In Flatspace, I get a ship and can do whatever I want. I can earn an honest living by trading, or I can steal cargo, or I can become a bounty hunter. I can fight or become a criminal. At the end of a session, I’ve explored certain sections of the universe, have been attacked by certain enemies, and lived to tell the tail. I might have learned where certain expensive items are being sold and will make plans to earn the money to purchase them. One sector might have been the home to a hidden Scarrid base. It’s my own personalized experience, separate from what another person might experience when playing.
SimCity doesn’t impose any specific goal on you. You can try to get a Megalopolis, or you can just create a beautiful park. You can experiment with a city that has eliminated residential areas or placed a police station on every block. Do you use rails or allow normal roads? The game doesn’t ask you to do specific things, and so you’re free to explore the limits of the game.
SimCity: The Movie couldn’t possibly be as interesting. It would require that someone has made a set of choices and eliminated all others. Those exact choices would be made each time you watch it. Forever. On the other hand, the game allows you to experience it differently each time.
In Paintbox games: Games that serve as augmented creativity tools, Danc notes that games can be great for feeding the hunger of creativity. Even people who think that they have no creative skills whatsoever will find it fun to change the landscape of Populous or create a rap with Yoshis in Mario Paint. A game can act as an easy-to-use tool to facilitate creation. Rather than spend years in art school, you can click a few buttons or drag a few icons, and you’ve created something. He talks about Bill Budge’s Pinball Construction Set, and memories rushed back in which I created some elaborate pinball tables, challenging my sister and my cousins to play them. I had a lot of fun creating the background images with the drawing tool it provided, and linking scores with the various bumpers and spinners was equally enjoyable. Today, people have The Sims and soon Spore. Games can be tools to allow the player to be expressive and to satisfy the urge to create.
I already noted that SimCity allows you to create lush parks or urban wastelands. The Sims can sometimes be described as “playing house”. Players love decorating and furnishing their Sim-homes. Players have created everything from small tools to entire games in Second Life. From laying out entire cities and empires to decorating the outfit of the player’s avatar, players have demonstrated that games can act as a great catalyst for creativity.
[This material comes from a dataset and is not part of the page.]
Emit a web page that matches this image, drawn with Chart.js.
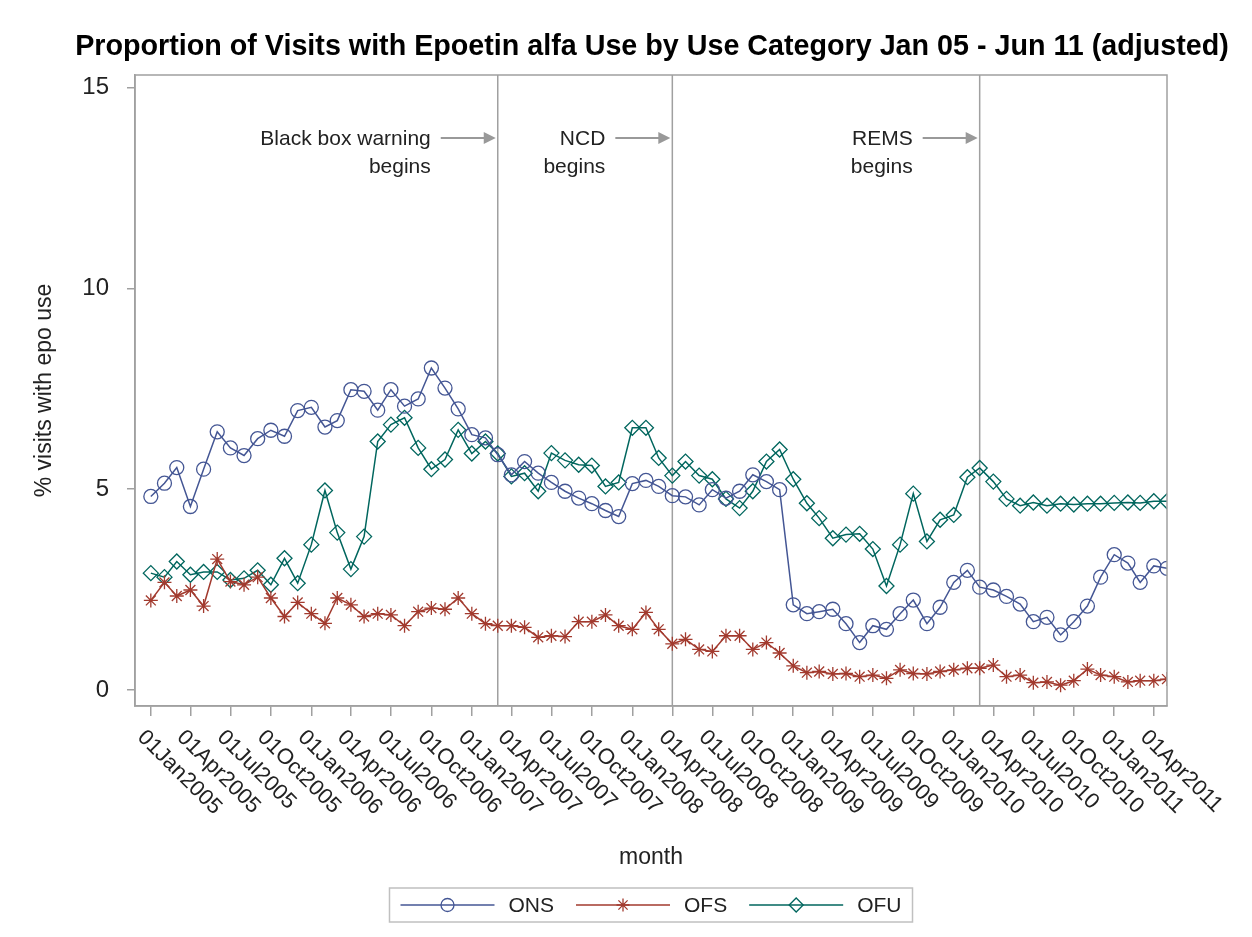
<!DOCTYPE html>
<html>
<head>
<meta charset="utf-8">
<script src="https://cdn.jsdelivr.net/npm/chart.js@4.4.1/dist/chart.umd.min.js"></script>
<style>
  body { margin: 0; background: #fff; }
  canvas { display: block; }
</style>
</head>
<body>
<canvas id="chart" width="1252" height="937"></canvas>
<script>
// monthly categories, Jan 2005 .. May 2011
const months = [
  '2005-01','2005-02','2005-03','2005-04','2005-05','2005-06','2005-07','2005-08','2005-09','2005-10','2005-11','2005-12',
  '2006-01','2006-02','2006-03','2006-04','2006-05','2006-06','2006-07','2006-08','2006-09','2006-10','2006-11','2006-12',
  '2007-01','2007-02','2007-03','2007-04','2007-05','2007-06','2007-07','2007-08','2007-09','2007-10','2007-11','2007-12',
  '2008-01','2008-02','2008-03','2008-04','2008-05','2008-06','2008-07','2008-08','2008-09','2008-10','2008-11','2008-12',
  '2009-01','2009-02','2009-03','2009-04','2009-05','2009-06','2009-07','2009-08','2009-09','2009-10','2009-11','2009-12',
  '2010-01','2010-02','2010-03','2010-04','2010-05','2010-06','2010-07','2010-08','2010-09','2010-10','2010-11','2010-12',
  '2011-01','2011-02','2011-03','2011-04','2011-05'
];

const ons = [
  4.82, 5.15, 5.54, 4.57, 5.50, 6.43, 6.03, 5.84, 6.26, 6.47, 6.32, 6.96,
  7.04, 6.55, 6.71, 7.48, 7.44, 6.97, 7.48, 7.07, 7.25, 8.02, 7.52, 7.00,
  6.36, 6.28, 5.86, 5.36, 5.69, 5.40, 5.17, 4.95, 4.78, 4.64, 4.47, 4.32,
  5.14, 5.22, 5.07, 4.84, 4.81, 4.61, 4.99, 4.78, 4.95, 5.36, 5.19, 4.99,
  2.12, 1.90, 1.95, 2.01, 1.65, 1.18, 1.60, 1.51, 1.90, 2.24, 1.65, 2.06,
  2.68, 2.98, 2.56, 2.49, 2.33, 2.14, 1.70, 1.81, 1.37, 1.70, 2.09, 2.81,
  3.37, 3.16, 2.68, 3.09, 3.03
];

const ofs = [
  2.23, 2.68, 2.34, 2.49, 2.09, 3.26, 2.70, 2.62, 2.81, 2.29, 1.83, 2.18,
  1.90, 1.66, 2.29, 2.12, 1.83, 1.90, 1.87, 1.60, 1.95, 2.04, 2.01, 2.29,
  1.90, 1.65, 1.60, 1.60, 1.56, 1.31, 1.35, 1.33, 1.70, 1.70, 1.87, 1.60,
  1.51, 1.93, 1.51, 1.15, 1.26, 1.01, 0.96, 1.35, 1.35, 1.01, 1.18, 0.92,
  0.60, 0.43, 0.46, 0.40, 0.41, 0.33, 0.37, 0.29, 0.50, 0.41, 0.40, 0.46,
  0.50, 0.54, 0.54, 0.62, 0.33, 0.37, 0.18, 0.20, 0.12, 0.23, 0.52, 0.37,
  0.33, 0.20, 0.23, 0.23, 0.27
];

const ofu = [
  2.91, 2.81, 3.20, 2.87, 2.94, 2.94, 2.74, 2.78, 2.98, 2.62, 3.28, 2.66,
  3.62, 4.97, 3.92, 3.01, 3.82, 6.19, 6.61, 6.78, 6.03, 5.50, 5.74, 6.48,
  5.89, 6.19, 5.89, 5.32, 5.40, 4.95, 5.90, 5.72, 5.61, 5.59, 5.07, 5.17,
  6.53, 6.53, 5.78, 5.34, 5.69, 5.34, 5.25, 4.76, 4.53, 4.95, 5.69, 5.99,
  5.25, 4.65, 4.28, 3.78, 3.87, 3.89, 3.51, 2.59, 3.62, 4.89, 3.70, 4.24,
  4.36, 5.30, 5.53, 5.19, 4.76, 4.59, 4.67, 4.59, 4.64, 4.62, 4.64, 4.64,
  4.66, 4.67, 4.66, 4.70, 4.70
];

const tickLabels = [
  '01Jan2005','01Apr2005','01Jul2005','01Oct2005','01Jan2006','01Apr2006','01Jul2006','01Oct2006',
  '01Jan2007','01Apr2007','01Jul2007','01Oct2007','01Jan2008','01Apr2008','01Jul2008','01Oct2008',
  '01Jan2009','01Apr2009','01Jul2009','01Oct2009','01Jan2010','01Apr2010','01Jul2010','01Oct2010',
  '01Jan2011','01Apr2011'
];
const yTicks = [0, 5, 10, 15];

const refDates = ['2007-03', '2008-04', '2010-03'];
const refTexts = [['Black box warning', 'begins'], ['NCD', 'begins'], ['REMS', 'begins']];

const seriesNames = ['ONS', 'OFS', 'OFU'];
const seriesColors = ['#445694', '#A23A2E', '#01665E'];
const seriesMarkers = ['circle', 'star', 'rectRot'];
const markerSizes = [7, 7, 7.5];

const MON = {Jan:0,Feb:1,Mar:2,Apr:3,May:4,Jun:5,Jul:6,Aug:7,Sep:8,Oct:9,Nov:10,Dec:11};
const BASE = Date.UTC(2005, 0, 1);
function dayOf(ym) {
  const [y, m] = ym.split('-').map(Number);
  return (Date.UTC(y, m - 1, 1) - BASE) / 86400000;
}
function dayOfLabel(s) {
  return (Date.UTC(+s.slice(5), MON[s.slice(2, 5)], +s.slice(0, 2)) - BASE) / 86400000;
}

const FONT = '"Liberation Sans", Arial, sans-serif';
const TEXT = '#222';
const FRAME = '#a0a0a0';

function makeSet(i, vals) {
  return {
    label: seriesNames[i],
    data: months.map((m, k) => ({x: dayOf(m), y: vals[k]})),
    borderColor: seriesColors[i],
    backgroundColor: 'rgba(0,0,0,0)',
    borderWidth: 1.5,
    pointStyle: seriesMarkers[i],
    pointRadius: markerSizes[i],
    pointBorderWidth: 1.3,
    pointBorderColor: seriesColors[i],
    pointBackgroundColor: 'rgba(0,0,0,0)',
    tension: 0,
    clip: 0
  };
}

const decor = {
  id: 'decor',
  beforeDatasetsDraw(chart) {
    const {ctx, chartArea: a, scales: {x}} = chart;
    ctx.save();
    ctx.strokeStyle = FRAME;
    ctx.lineWidth = 1.5;
    refDates.forEach(d => {
      const px = x.getPixelForValue(dayOf(d));
      ctx.beginPath();
      ctx.moveTo(px, a.top);
      ctx.lineTo(px, a.bottom);
      ctx.stroke();
    });
    ctx.restore();
  },
  afterDraw(chart) {
    const {ctx, chartArea: a, scales: {x}} = chart;
    ctx.save();

    // plot frame
    ctx.strokeStyle = FRAME;
    ctx.lineWidth = 1.5;
    ctx.strokeRect(a.left, a.top, a.right - a.left, a.bottom - a.top);

    // title
    ctx.fillStyle = '#000';
    ctx.font = 'bold 28.7px ' + FONT;
    ctx.textAlign = 'center';
    ctx.textBaseline = 'middle';
    ctx.fillText('Proportion of Visits with Epoetin alfa Use by Use Category Jan 05 - Jun 11 (adjusted)', 652, 47);

    // axis titles
    ctx.fillStyle = TEXT;
    ctx.font = '23px ' + FONT;
    ctx.fillText('month', (a.left + a.right) / 2, 858);
    ctx.save();
    ctx.translate(45, (a.top + a.bottom) / 2);
    ctx.rotate(-Math.PI / 2);
    ctx.fillText('% visits with epo use', 0, 0);
    ctx.restore();

    // rotated x tick labels
    ctx.font = '22px ' + FONT;
    ctx.textAlign = 'left';
    tickLabels.forEach(t => {
      const px = x.getPixelForValue(dayOfLabel(t));
      ctx.save();
      ctx.translate(px - 10, a.bottom + 28);
      ctx.rotate(Math.PI / 4);
      ctx.fillText(t, 0, 0);
      ctx.restore();
    });

    // annotations with arrows
    ctx.font = '21px ' + FONT;
    ctx.textAlign = 'right';
    refDates.forEach((d, i) => {
      const px = x.getPixelForValue(dayOf(d));
      const tx = px - 67;
      ctx.fillStyle = TEXT;
      ctx.fillText(refTexts[i][0], tx, 139);
      ctx.fillText(refTexts[i][1], tx, 167);
      ctx.strokeStyle = '#999';
      ctx.fillStyle = '#999';
      ctx.lineWidth = 2;
      ctx.beginPath();
      ctx.moveTo(tx + 10, 138);
      ctx.lineTo(px - 12, 138);
      ctx.stroke();
      ctx.beginPath();
      ctx.moveTo(px - 2, 138);
      ctx.lineTo(px - 14, 132);
      ctx.lineTo(px - 14, 144);
      ctx.closePath();
      ctx.fill();
    });

    // legend
    ctx.font = '21px ' + FONT;
    ctx.textAlign = 'left';
    const lineLen = 94, gap = 14, itemGap = 22, pad = 11;
    const widths = seriesNames.map(n => ctx.measureText(n).width);
    let total = pad * 2;
    widths.forEach((w, i) => { total += lineLen + gap + w + (i < widths.length - 1 ? itemGap : 0); });
    const cx = (a.left + a.right) / 2;
    const ly = 905;
    let lx = cx - total / 2;
    ctx.strokeStyle = '#c0c0c0';
    ctx.lineWidth = 1.5;
    ctx.strokeRect(lx, 888, total, 34);
    lx += pad;
    seriesNames.forEach((name, i) => {
      ctx.strokeStyle = seriesColors[i];
      ctx.fillStyle = 'rgba(0,0,0,0)';
      ctx.lineWidth = 1.5;
      ctx.beginPath();
      ctx.moveTo(lx, ly);
      ctx.lineTo(lx + lineLen, ly);
      ctx.stroke();
      ctx.lineWidth = 1.3;
      Chart.helpers.drawPoint(ctx, {pointStyle: seriesMarkers[i], radius: markerSizes[i] - 0.5, borderWidth: 1.3}, lx + lineLen / 2, ly);
      ctx.fillStyle = TEXT;
      ctx.fillText(name, lx + lineLen + gap, ly + 1);
      lx += lineLen + gap + widths[i] + itemGap;
    });

    ctx.restore();
  }
};

new Chart(document.getElementById('chart'), {
  type: 'line',
  data: {
    datasets: [makeSet(0, ons), makeSet(1, ofs), makeSet(2, ofu)]
  },
  options: {
    responsive: false,
    animation: false,
    layout: { padding: { top: 75, right: 85, left: 0, bottom: 0 } },
    plugins: {
      legend: { display: false },
      title: { display: false },
      tooltip: { enabled: false }
    },
    scales: {
      x: {
        type: 'linear',
        min: -36,
        max: dayOf('2011-05'),
        afterBuildTicks: s => { s.ticks = tickLabels.map(t => ({value: dayOfLabel(t)})); },
        afterFit: s => { s.height = 937 - 706; },
        ticks: { display: false },
        grid: { drawOnChartArea: false, drawTicks: true, tickLength: 10, color: FRAME, lineWidth: 1.5 },
        border: { display: true, color: FRAME, width: 1.5 }
      },
      y: {
        min: -0.4,
        max: 15.32,
        afterBuildTicks: s => { s.ticks = yTicks.map(v => ({value: v})); },
        afterFit: s => { s.width = 135; },
        ticks: { font: { family: FONT, size: 24 }, color: TEXT, padding: 18 },
        grid: { drawOnChartArea: false, drawTicks: true, tickLength: 8, color: FRAME, lineWidth: 1.5 },
        border: { display: true, color: FRAME, width: 1.5 }
      }
    }
  },
  plugins: [decor]
});
</script>
</body>
</html>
Games have a lot of untapped potential. While we could just try to mimic movies by making games more realistic and cinematic, we’ll probably end up with mediocre film-wannabes. If you want to make a movie, make a movie. Don’t try to make a game into a movie. If, on the other hand, you want to empower your players, if you want to give the director’s credit to your players, if you want to provide your players with first-hand experiences, make games rather than movies. When it comes to such experiences, movies are inherently inferior to games.